我正在尝试使用pdf.js
从pdf文档中提取纯文本,由于某种原因,我无法克服Invalid PDF structure
错误。
我的代码如下:
const pdfjslib = require('pdfjs-dist');
const pdfPath = 'https://www.corenet.gov.sg/media/2268607/dc19-07.pdf'
var loadingTask = pdfjslib.getDocument(pdfPath);
loadingTask.promise.then(async (doc) => {
console.log(doc);
return null
})
.catch((err)=>{
console.log(err)
});
我尝试了来自同一域的其他pdf文档,但都引发了相同的错误:
...
Warning: Ignoring invalid character "34" in hex string
Warning: Ignoring invalid character "104" in hex string
Warning: Indexing all PDF objects
{ Error
at InvalidPDFExceptionClosure (.../pdf_test/node_modules/pdfjs-dist/build/pdf.js:658:35)
at Object.<anonymous> (...pdf_test/node_modules/pdfjs-dist/build/pdf.js:661:2)

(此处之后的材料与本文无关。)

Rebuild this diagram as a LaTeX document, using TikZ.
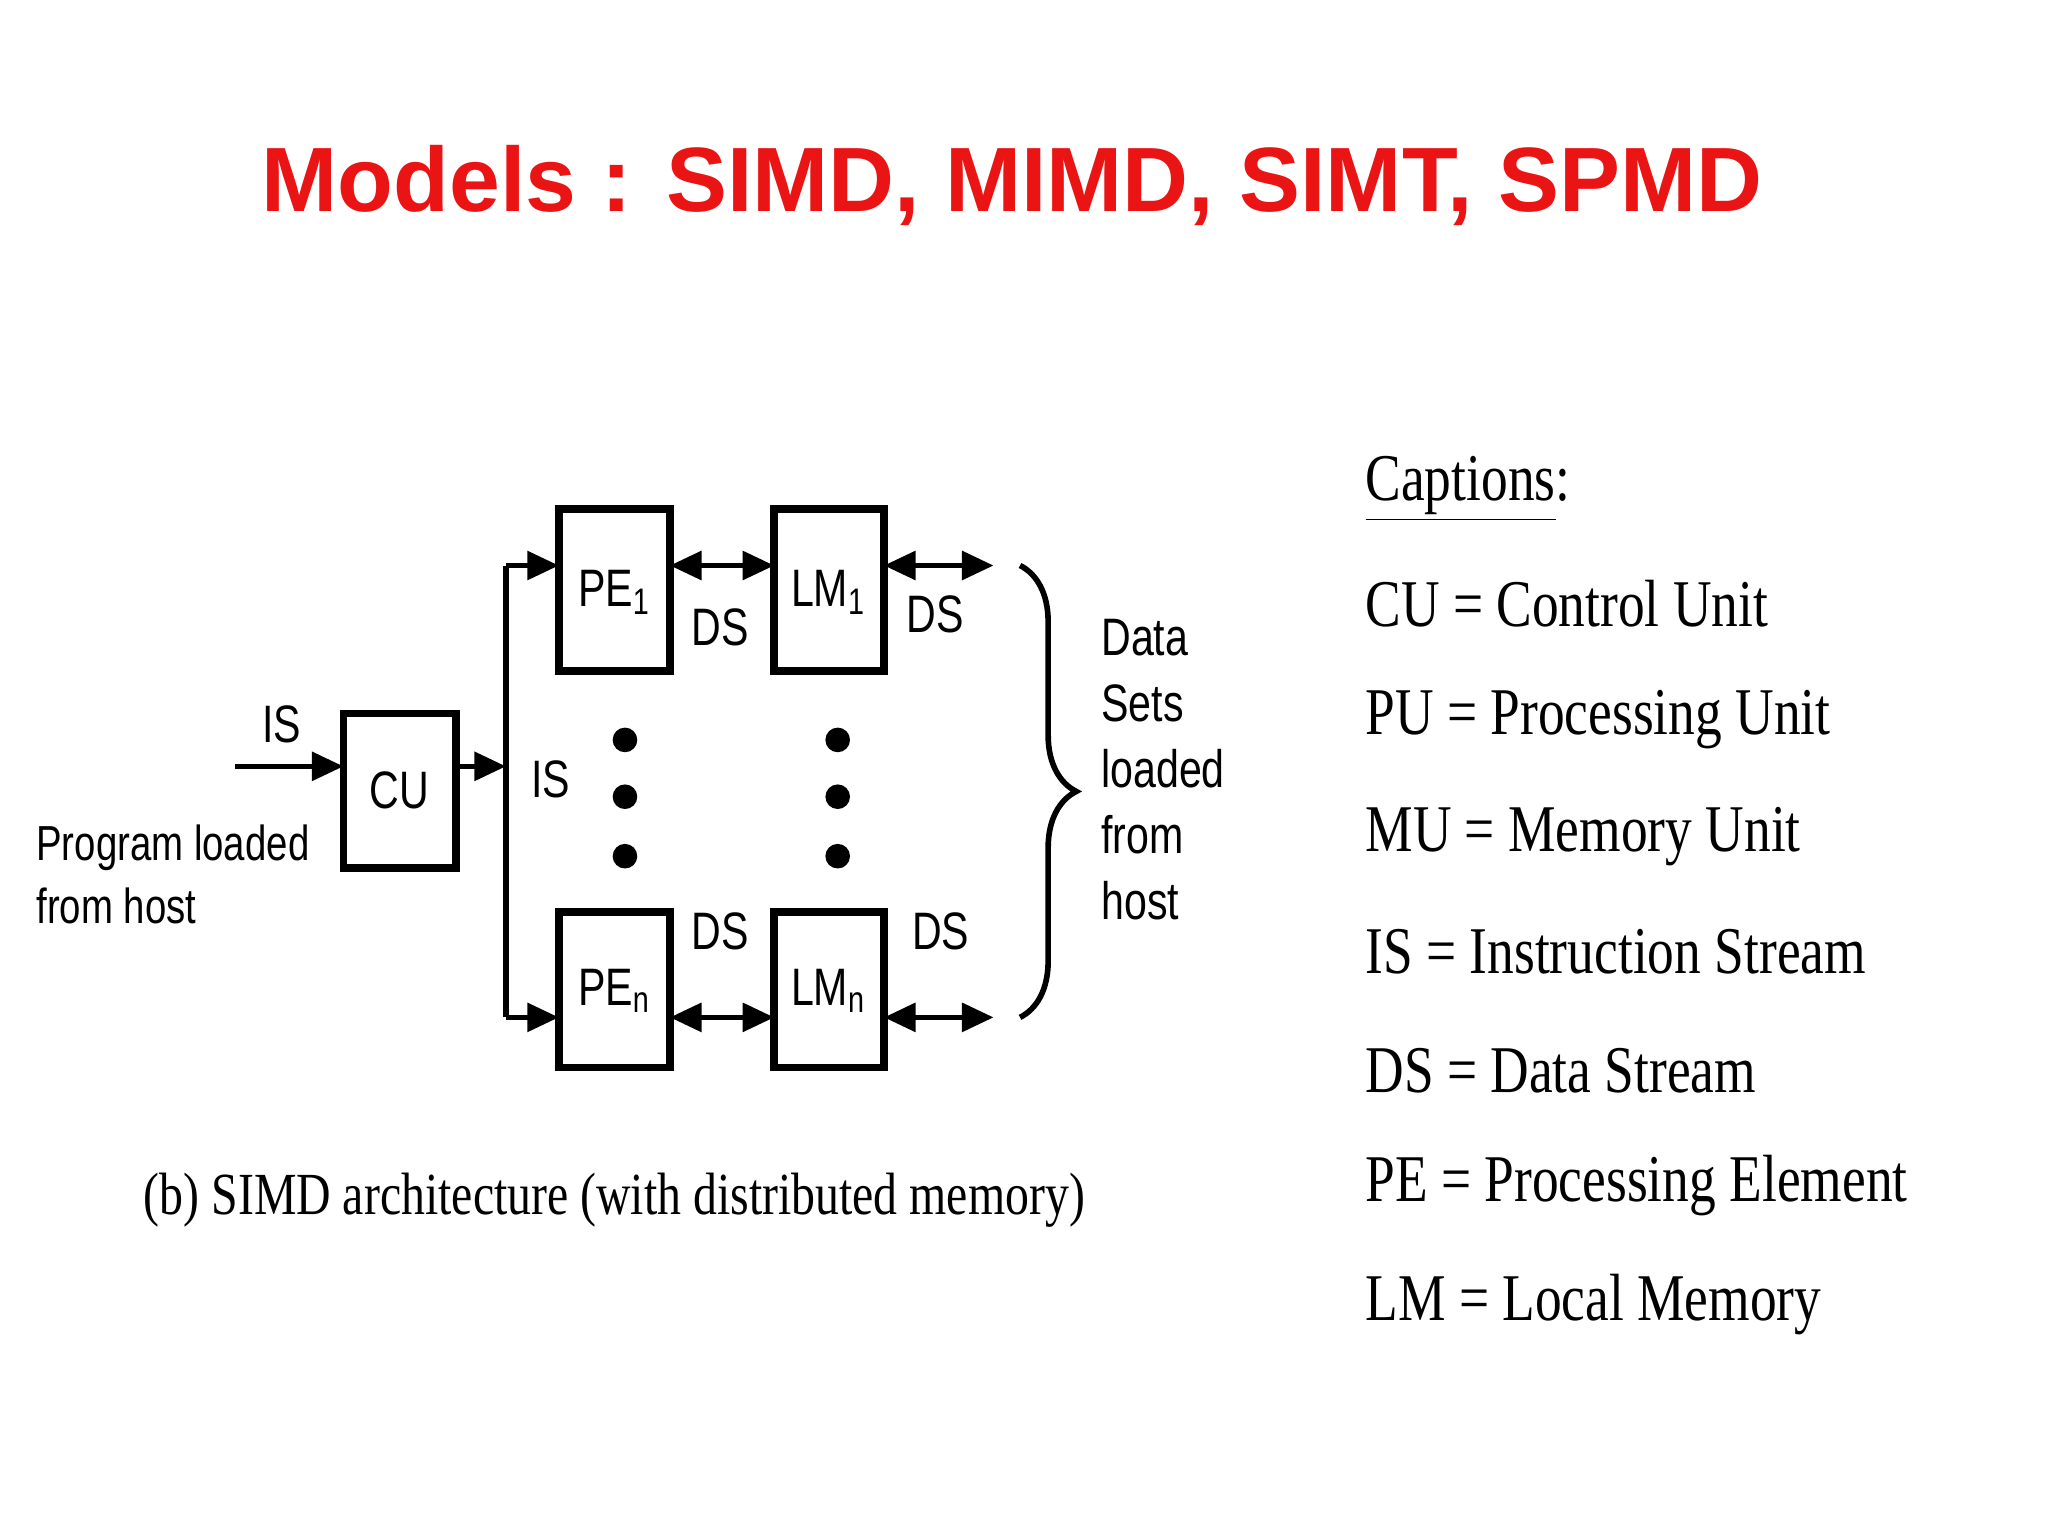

at __w_pdfjs_require__ (.../pdf_test/node_modules/pdfjs-dist/build/pdf.js:52:30)
at Object.defineProperty.value (...pdf_test/node_modules/pdfjs-dist/build/pdf.js:129:23)
at __w_pdfjs_require__ (.../pdf_test/node_modules/pdfjs-dist/build/pdf.js:52:30)
at pdfjsVersion (...pdf_test/node_modules/pdfjs-dist/build/pdf.js:116:18)
at .../pdf_test/node_modules/pdfjs-dist/build/pdf.js:119:10
at webpackUniversalModuleDefinition (.../pdf_test/node_modules/pdfjs-dist/build/pdf.js:25:20)
at Object.<anonymous> (.../pdf_test/node_modules/pdfjs-dist/build/pdf.js:32:3)
at Module._compile (internal/modules/cjs/loader.js:776:30)
name: 'InvalidPDFException',
message: 'Invalid PDF structure' }
来自其他域的其他pdf似乎有效。请注意,从上述域下载pdf效果很好,并且可以在Chrome浏览器中查看。我怀疑pdf文档已损坏。我没有实现任何前端代码,因为以上代码的意图是将其托管在云上。